Gervase Hall is a building on Georgetown University's campus, currently housing administrative offices. Built in 1830, it is the third oldest surviving building on campus, after Anne Marie Becraft Hall (1792) and Old North (1795). It comprises 16,920 square feet.
History and Uses
While the original section of Gervase was completed in 1830, a second section was added in 1848, and the south side of the building still shows the division of bricks between the two sections. It was originally used as an infirmary but has since housed classrooms and a chapel.

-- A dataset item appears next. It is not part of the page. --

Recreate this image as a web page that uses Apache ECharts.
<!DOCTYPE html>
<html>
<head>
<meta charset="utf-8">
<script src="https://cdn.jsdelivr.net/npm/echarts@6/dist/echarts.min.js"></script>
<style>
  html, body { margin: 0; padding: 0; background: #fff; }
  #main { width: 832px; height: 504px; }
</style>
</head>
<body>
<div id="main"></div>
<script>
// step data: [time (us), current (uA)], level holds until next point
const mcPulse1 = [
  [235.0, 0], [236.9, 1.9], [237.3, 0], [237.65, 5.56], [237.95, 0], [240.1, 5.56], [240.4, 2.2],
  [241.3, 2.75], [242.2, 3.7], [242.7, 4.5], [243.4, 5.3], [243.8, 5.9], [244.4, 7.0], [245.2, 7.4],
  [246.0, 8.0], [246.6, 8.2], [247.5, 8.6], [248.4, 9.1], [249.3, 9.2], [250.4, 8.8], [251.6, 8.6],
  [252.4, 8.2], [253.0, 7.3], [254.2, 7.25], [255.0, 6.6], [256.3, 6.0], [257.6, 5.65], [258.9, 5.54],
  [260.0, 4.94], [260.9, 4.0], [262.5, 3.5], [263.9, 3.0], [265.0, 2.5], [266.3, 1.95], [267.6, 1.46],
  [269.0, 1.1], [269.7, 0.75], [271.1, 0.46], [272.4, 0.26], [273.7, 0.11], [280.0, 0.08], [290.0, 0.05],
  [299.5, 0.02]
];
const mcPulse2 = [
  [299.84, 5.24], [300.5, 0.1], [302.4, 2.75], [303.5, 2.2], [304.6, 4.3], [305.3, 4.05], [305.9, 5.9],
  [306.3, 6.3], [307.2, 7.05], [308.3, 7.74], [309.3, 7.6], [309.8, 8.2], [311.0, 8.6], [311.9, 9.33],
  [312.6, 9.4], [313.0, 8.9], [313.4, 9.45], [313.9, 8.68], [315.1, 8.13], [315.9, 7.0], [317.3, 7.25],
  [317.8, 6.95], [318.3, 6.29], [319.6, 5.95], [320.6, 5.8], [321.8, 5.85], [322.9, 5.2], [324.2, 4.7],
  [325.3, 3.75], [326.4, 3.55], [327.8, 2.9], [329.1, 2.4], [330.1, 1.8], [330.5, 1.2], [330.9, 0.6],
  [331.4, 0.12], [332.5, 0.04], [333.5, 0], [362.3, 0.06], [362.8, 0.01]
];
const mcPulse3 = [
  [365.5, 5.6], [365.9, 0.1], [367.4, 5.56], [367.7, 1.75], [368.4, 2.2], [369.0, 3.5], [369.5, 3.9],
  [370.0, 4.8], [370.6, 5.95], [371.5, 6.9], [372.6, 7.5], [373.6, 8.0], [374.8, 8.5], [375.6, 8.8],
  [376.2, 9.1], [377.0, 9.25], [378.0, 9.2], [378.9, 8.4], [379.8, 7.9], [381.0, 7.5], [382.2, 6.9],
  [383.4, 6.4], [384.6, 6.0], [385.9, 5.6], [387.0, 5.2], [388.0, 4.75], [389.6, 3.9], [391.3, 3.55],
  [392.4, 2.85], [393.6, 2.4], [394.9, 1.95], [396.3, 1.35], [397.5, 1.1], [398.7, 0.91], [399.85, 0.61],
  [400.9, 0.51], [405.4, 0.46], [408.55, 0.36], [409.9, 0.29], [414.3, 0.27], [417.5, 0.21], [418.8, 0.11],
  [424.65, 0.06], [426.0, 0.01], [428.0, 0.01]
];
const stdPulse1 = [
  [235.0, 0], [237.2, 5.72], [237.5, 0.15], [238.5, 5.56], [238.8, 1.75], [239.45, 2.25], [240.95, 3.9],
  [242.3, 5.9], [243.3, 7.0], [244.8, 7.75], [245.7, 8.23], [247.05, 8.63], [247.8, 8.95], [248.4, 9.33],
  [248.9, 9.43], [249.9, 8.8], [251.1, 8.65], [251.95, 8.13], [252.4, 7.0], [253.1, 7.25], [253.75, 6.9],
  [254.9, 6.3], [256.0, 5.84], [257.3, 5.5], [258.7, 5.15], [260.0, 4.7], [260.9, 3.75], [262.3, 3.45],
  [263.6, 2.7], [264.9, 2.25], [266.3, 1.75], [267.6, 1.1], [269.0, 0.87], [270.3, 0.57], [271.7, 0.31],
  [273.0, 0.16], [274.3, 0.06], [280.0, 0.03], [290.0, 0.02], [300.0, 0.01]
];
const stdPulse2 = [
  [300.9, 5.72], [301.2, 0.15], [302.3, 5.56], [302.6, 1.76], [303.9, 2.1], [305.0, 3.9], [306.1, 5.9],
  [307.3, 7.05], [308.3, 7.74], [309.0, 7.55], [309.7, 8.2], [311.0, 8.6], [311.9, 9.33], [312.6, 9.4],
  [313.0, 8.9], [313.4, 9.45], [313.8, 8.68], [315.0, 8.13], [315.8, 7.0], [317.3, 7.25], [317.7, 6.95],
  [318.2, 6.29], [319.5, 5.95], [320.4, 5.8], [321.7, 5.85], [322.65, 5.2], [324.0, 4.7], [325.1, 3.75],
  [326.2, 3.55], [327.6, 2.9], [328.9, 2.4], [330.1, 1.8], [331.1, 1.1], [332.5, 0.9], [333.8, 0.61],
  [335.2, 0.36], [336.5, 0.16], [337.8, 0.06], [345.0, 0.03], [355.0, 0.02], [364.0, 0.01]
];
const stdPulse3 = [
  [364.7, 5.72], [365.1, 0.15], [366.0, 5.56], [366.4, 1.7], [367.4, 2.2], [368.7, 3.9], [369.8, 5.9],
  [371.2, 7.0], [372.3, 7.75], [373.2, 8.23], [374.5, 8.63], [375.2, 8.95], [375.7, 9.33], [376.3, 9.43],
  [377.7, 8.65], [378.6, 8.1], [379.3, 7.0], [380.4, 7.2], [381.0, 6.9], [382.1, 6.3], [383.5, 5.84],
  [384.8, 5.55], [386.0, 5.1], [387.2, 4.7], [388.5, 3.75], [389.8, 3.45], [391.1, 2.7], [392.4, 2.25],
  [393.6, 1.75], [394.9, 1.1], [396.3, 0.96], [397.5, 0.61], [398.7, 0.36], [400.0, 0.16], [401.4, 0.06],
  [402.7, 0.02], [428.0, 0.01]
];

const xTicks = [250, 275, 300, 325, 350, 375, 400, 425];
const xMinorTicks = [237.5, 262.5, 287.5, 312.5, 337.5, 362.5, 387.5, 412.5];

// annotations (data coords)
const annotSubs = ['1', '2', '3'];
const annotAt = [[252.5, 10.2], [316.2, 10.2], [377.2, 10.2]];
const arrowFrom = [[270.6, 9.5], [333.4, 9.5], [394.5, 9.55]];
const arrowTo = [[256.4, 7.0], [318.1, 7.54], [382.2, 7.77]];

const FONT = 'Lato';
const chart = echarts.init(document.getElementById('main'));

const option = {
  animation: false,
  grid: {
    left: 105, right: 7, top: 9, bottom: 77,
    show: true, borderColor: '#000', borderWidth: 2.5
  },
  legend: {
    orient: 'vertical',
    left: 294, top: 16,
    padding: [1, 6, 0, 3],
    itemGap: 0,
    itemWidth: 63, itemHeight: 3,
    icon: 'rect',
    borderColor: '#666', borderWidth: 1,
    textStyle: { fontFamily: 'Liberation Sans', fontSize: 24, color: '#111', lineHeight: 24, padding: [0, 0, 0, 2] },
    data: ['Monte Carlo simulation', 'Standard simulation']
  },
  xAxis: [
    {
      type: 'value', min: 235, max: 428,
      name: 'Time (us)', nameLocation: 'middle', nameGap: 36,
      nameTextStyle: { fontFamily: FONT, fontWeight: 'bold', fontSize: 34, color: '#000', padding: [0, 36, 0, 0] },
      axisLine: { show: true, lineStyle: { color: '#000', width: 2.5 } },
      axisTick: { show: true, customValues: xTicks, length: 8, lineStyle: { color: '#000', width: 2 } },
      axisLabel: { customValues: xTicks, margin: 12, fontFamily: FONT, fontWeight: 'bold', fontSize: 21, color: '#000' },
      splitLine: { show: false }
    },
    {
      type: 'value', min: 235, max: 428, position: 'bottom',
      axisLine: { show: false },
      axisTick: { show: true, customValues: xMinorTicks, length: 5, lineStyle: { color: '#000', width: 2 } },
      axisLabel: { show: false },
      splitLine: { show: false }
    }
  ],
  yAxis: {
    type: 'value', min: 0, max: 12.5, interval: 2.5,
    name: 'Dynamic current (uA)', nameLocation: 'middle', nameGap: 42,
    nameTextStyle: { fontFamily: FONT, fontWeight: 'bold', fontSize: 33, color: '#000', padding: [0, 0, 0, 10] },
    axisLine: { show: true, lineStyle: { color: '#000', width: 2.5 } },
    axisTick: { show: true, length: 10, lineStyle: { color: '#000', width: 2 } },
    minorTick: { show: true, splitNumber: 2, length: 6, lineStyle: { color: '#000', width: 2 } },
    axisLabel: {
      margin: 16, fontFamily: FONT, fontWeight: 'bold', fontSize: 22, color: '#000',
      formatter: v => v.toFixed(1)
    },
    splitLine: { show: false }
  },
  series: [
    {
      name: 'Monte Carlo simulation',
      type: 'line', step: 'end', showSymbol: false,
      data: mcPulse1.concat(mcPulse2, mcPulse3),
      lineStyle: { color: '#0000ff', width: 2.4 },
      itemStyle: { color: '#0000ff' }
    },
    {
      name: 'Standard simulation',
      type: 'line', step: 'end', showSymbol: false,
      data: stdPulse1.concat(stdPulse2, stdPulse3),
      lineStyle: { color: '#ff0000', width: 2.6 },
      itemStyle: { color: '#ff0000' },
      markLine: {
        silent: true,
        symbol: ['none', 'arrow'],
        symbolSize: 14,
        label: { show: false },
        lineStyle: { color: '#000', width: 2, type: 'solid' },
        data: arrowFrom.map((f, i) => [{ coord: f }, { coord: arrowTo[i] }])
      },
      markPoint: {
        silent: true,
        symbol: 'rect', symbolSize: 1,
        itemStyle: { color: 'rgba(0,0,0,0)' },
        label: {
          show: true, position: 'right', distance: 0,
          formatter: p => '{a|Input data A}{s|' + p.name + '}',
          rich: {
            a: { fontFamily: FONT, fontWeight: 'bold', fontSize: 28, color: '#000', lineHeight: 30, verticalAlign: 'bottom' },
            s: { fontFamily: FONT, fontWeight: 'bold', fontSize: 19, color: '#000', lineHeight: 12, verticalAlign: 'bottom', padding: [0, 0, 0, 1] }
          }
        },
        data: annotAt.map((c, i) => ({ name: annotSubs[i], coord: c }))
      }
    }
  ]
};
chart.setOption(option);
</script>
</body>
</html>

Until the early 1950s, a Jesuit and Student Infirmary was located on the first floor, with additional rooms on the second floor. Until 1960, the basement housed a tailor shop and a facility for kitchen staff. These were replaced by offices for the Director of Maintenance Operations and the Housekeeping Department, which remained there until the construction of Harbin Hall in 1965. At that point the Jesuit Community (comprising Gervase, Ryan, and Isaac Hawkins Halls as well as the Jesuit Cemetery) took control of Gervase. It currently serves as an administrative office space.
Fire and Renovation
The building was severely damaged by a fire on December 15, 1973, during which the D.C. Fire Department managed to save the building itself as well as six Jesuits inside.1 Authorities arrested William J. Holmes, a former Jesuit (and, ironically, a fire extinguisher salesman) who had left the order in 1959 but still lived in the building, on suspicion of starting the fire through negligent smoking. Holmes had previously warned the other residents of the building's inadequate alarm and fire extinguishing systems.2
After the fire, Gervase remained empty until September 1976, when a renovation was completed. At that point the top floor housed small chapels and study rooms on the top floor, two-room suites on the second and third floor, a guest room, music room, library, small parlor, and a large recreation room on the first floor. The basement housed three TV rooms, a billiard room, conference room, bathroom, mechanical room, and central heating and cooling systems.
Design
Two of Gervase's architectural elements are historically notable. The first is the fireplace in the first floor recreation room, which once belonged to the Francis Scott Key Mansion. That mansion was later demolished to make way for Whitehurst Freeway. The second historic element is the building's porch, which once adorned Old South, the first building constructed on campus (1788). Old South was demolished in 1904 to make way for Ryan Hall.
The building's name honors Brother Thomas Gervase, who had sailed with Fathers White and Gravenor and 200 other colonists to Maryland in 1634 aboard the Ark and the Dove.
- 1Francis X. Ballman, "Gervase Hall," Building Outlines Campus Buildings, 1789 – 1995, Father Lawrence Hurley Memorial Edition, Francis X. Ballmann and the Division of Facilities, 1995, pp. 20 - 21.